While during the Modi regime about 3.5 lakh crores of rupees of debts to banks were written off that of corporates favourable to Modi, the farmers who were unable to pay off their debts to banks because they were not getting reasonable price for their products, were committing suicide!
How Lalit Modi, Nirav Modi, Mehul Choksi and Vijay Mallya who were charged with several cases against them and owe several thousand crores of rupees to Indian banks were escaped from India during Modi regime?
Cow vigilatinisam , attack on Muslims and Christians, killing of people on suspicion of keeping beef, Ghar Waapasi drama to forcefully convert Muslims and Christians to Hinduism etc. were going on and the Central government was apparently shut their eyes towards these! The Dalits were persecuted, in U.P. and other States by the so called forward classes. Many schools in Dalit areas were attacked and closed!
Media Manipulation and Fascism: It is no secret that the media in this country was manipulated to deplorable level. Several journalists were either silenced or murdered, as they expressed their views freely and the Sangh Parivar organizations and BJP leaders were disturbed by this. The cold-blooded murder of Journalist-activist Gauri Lankesh, on 5th September 2017 night is being compared with the killings of rationalist Narendra Dabholkar, CPI leader Govind Pansare and scholar MM Kalburgi. This is simply called fascism!
The number of soldiers and civilians killed in Kashmir during the regime of Narendra Modi (2014-2019) tells the real story of lapses from the part of the ‘responsible people’ who accused the UPA ‘ inability’ to save the soldiers! Who is to be blamed for security lapses in Phulwama on 14th February 2019 killing 40 CRPF men? There were always security lapses in one way or the other. But, the way Modi criticized UPA and the situation he is in now, there are not much sympathizers for Modi. But, the strange thing is that, while the whole opposition stood with Modi on 14th February and after that, with Indian attack on Pakistani destinations began on February 26th , Modi started his ‘boasting’ that ‘he will take care of Indians’ and criticized Congress party and UPA, unbecoming of a Prime Minister during such situations.

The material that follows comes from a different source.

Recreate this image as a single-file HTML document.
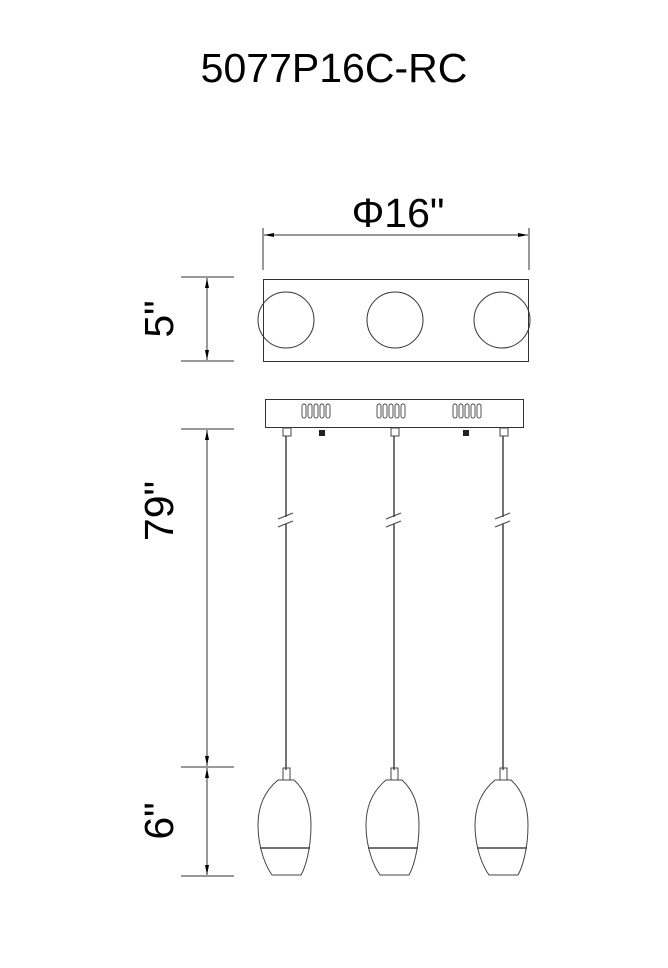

With the economy is in a mess, the disturbance made in the Reserve Bank of India, Supreme Court, CBI, major Universities in the country, Planning Commission, Election Commission and the immoral political intervention in States where the Governors were misused to manipulate and twist political will of people by unholy ways to form BJP governments, Narender Modi regime have nothing to boast of their achievements for the welfare of the people. BJP is crippled by an autocratic leader and stands as an enterprise that lost its credibility to approach people of India again for a second term.